Exercise requirements: Restate the listing that follows word for word, without its pictures.

Data provided:
┌────────

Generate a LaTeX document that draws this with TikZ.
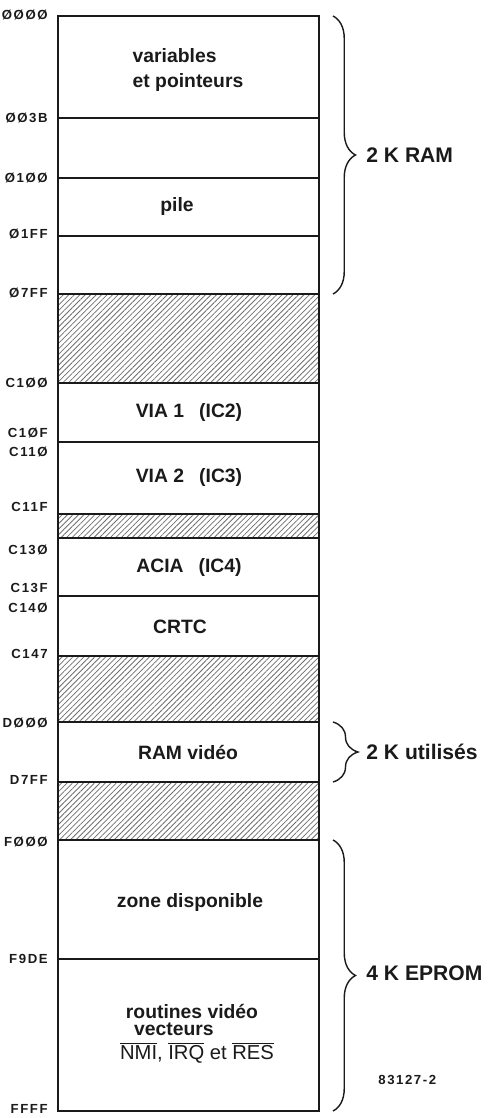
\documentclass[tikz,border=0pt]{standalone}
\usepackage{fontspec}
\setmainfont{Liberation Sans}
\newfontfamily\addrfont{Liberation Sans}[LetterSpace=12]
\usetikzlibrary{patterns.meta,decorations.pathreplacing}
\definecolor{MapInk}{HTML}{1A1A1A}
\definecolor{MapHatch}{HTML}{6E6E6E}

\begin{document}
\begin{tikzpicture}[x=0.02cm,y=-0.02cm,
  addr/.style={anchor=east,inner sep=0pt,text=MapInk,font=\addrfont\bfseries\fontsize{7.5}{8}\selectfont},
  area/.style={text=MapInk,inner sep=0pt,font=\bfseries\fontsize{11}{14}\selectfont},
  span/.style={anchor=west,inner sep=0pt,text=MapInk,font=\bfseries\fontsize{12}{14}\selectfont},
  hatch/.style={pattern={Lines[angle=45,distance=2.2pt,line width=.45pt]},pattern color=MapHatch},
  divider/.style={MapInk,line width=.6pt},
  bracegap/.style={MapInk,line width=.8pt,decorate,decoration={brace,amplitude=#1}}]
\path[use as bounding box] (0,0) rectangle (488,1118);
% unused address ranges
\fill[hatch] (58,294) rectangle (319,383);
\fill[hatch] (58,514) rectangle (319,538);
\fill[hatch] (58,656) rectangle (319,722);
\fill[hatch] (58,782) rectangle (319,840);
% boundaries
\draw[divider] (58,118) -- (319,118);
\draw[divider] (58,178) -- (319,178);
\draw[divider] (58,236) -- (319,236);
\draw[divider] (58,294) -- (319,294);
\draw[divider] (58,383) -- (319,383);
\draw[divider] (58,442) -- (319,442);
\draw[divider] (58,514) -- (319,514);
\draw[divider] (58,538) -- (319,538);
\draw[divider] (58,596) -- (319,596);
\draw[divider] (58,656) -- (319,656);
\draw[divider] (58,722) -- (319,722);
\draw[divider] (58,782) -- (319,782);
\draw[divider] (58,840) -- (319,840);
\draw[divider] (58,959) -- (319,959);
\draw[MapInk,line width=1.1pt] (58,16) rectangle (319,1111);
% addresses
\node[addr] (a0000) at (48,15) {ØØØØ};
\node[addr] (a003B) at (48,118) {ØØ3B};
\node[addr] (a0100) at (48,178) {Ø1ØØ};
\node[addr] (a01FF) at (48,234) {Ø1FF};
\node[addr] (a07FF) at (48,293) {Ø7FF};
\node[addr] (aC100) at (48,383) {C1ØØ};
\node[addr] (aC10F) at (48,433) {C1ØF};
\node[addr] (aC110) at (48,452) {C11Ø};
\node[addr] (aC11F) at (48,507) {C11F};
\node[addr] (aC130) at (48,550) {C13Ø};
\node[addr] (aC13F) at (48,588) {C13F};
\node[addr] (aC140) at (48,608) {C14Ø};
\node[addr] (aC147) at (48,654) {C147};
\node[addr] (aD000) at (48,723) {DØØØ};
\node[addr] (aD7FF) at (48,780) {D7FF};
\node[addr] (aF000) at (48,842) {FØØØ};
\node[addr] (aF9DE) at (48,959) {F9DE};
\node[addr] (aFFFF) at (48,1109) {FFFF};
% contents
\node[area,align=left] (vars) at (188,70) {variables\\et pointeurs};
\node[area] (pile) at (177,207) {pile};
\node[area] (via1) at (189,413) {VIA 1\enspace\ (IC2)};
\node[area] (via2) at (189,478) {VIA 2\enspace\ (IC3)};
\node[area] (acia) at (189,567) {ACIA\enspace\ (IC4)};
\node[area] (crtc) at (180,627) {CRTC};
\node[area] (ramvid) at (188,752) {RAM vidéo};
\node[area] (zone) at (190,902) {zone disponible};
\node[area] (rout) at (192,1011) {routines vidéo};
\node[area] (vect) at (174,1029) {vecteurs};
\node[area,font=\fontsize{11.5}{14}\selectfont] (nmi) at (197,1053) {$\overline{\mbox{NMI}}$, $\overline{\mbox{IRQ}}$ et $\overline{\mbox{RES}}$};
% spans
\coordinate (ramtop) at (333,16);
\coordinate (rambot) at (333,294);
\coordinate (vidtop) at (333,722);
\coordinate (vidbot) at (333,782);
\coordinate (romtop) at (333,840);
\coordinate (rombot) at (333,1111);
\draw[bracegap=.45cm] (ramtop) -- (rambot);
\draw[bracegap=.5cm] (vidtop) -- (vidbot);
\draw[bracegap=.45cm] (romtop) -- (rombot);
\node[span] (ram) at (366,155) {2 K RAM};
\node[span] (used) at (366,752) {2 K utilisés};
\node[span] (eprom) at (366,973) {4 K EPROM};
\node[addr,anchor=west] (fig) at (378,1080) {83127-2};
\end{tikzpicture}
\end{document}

└────────

Full answer:
Generate a LaTeX document that draws this with TikZ.
\documentclass[tikz,border=0pt]{standalone}
\usepackage{fontspec}
\setmainfont{Liberation Sans}
\newfontfamily\addrfont{Liberation Sans}[LetterSpace=12]
\usetikzlibrary{patterns.meta,decorations.pathreplacing}
\definecolor{MapInk}{HTML}{1A1A1A}
\definecolor{MapHatch}{HTML}{6E6E6E}

\begin{document}
\begin{tikzpicture}[x=0.02cm,y=-0.02cm,
  addr/.style={anchor=east,inner sep=0pt,text=MapInk,font=\addrfont\bfseries\fontsize{7.5}{8}\selectfont},
  area/.style={text=MapInk,inner sep=0pt,font=\bfseries\fontsize{11}{14}\selectfont},
  span/.style={anchor=west,inner sep=0pt,text=MapInk,font=\bfseries\fontsize{12}{14}\selectfont},
  hatch/.style={pattern={Lines[angle=45,distance=2.2pt,line width=.45pt]},pattern color=MapHatch},
  divider/.style={MapInk,line width=.6pt},
  bracegap/.style={MapInk,line width=.8pt,decorate,decoration={brace,amplitude=#1}}]
\path[use as bounding box] (0,0) rectangle (488,1118);
% unused address ranges
\fill[hatch] (58,294) rectangle (319,383);
\fill[hatch] (58,514) rectangle (319,538);
\fill[hatch] (58,656) rectangle (319,722);
\fill[hatch] (58,782) rectangle (319,840);
% boundaries
\draw[divider] (58,118) -- (319,118);
\draw[divider] (58,178) -- (319,178);
\draw[divider] (58,236) -- (319,236);
\draw[divider] (58,294) -- (319,294);
\draw[divider] (58,383) -- (319,383);
\draw[divider] (58,442) -- (319,442);
\draw[divider] (58,514) -- (319,514);
\draw[divider] (58,538) -- (319,538);
\draw[divider] (58,596) -- (319,596);
\draw[divider] (58,656) -- (319,656);
\draw[divider] (58,722) -- (319,722);
\draw[divider] (58,782) -- (319,782);
\draw[divider] (58,840) -- (319,840);
\draw[divider] (58,959) -- (319,959);
\draw[MapInk,line width=1.1pt] (58,16) rectangle (319,1111);
% addresses
\node[addr] (a0000) at (48,15) {ØØØØ};
\node[addr] (a003B) at (48,118) {ØØ3B};
\node[addr] (a0100) at (48,178) {Ø1ØØ};
\node[addr] (a01FF) at (48,234) {Ø1FF};
\node[addr] (a07FF) at (48,293) {Ø7FF};
\node[addr] (aC100) at (48,383) {C1ØØ};
\node[addr] (aC10F) at (48,433) {C1ØF};
\node[addr] (aC110) at (48,452) {C11Ø};
\node[addr] (aC11F) at (48,507) {C11F};
\node[addr] (aC130) at (48,550) {C13Ø};
\node[addr] (aC13F) at (48,588) {C13F};
\node[addr] (aC140) at (48,608) {C14Ø};
\node[addr] (aC147) at (48,654) {C147};
\node[addr] (aD000) at (48,723) {DØØØ};
\node[addr] (aD7FF) at (48,780) {D7FF};
\node[addr] (aF000) at (48,842) {FØØØ};
\node[addr] (aF9DE) at (48,959) {F9DE};
\node[addr] (aFFFF) at (48,1109) {FFFF};
% contents
\node[area,align=left] (vars) at (188,70) {variables\\et pointeurs};
\node[area] (pile) at (177,207) {pile};
\node[area] (via1) at (189,413) {VIA 1\enspace\ (IC2)};
\node[area] (via2) at (189,478) {VIA 2\enspace\ (IC3)};
\node[area] (acia) at (189,567) {ACIA\enspace\ (IC4)};
\node[area] (crtc) at (180,627) {CRTC};
\node[area] (ramvid) at (188,752) {RAM vidéo};
\node[area] (zone) at (190,902) {zone disponible};
\node[area] (rout) at (192,1011) {routines vidéo};
\node[area] (vect) at (174,1029) {vecteurs};
\node[area,font=\fontsize{11.5}{14}\selectfont] (nmi) at (197,1053) {$\overline{\mbox{NMI}}$, $\overline{\mbox{IRQ}}$ et $\overline{\mbox{RES}}$};
% spans
\coordinate (ramtop) at (333,16);
\coordinate (rambot) at (333,294);
\coordinate (vidtop) at (333,722);
\coordinate (vidbot) at (333,782);
\coordinate (romtop) at (333,840);
\coordinate (rombot) at (333,1111);
\draw[bracegap=.45cm] (ramtop) -- (rambot);
\draw[bracegap=.5cm] (vidtop) -- (vidbot);
\draw[bracegap=.45cm] (romtop) -- (rombot);
\node[span] (ram) at (366,155) {2 K RAM};
\node[span] (used) at (366,752) {2 K utilisés};
\node[span] (eprom) at (366,973) {4 K EPROM};
\node[addr,anchor=west] (fig) at (378,1080) {83127-2};
\end{tikzpicture}
\end{document}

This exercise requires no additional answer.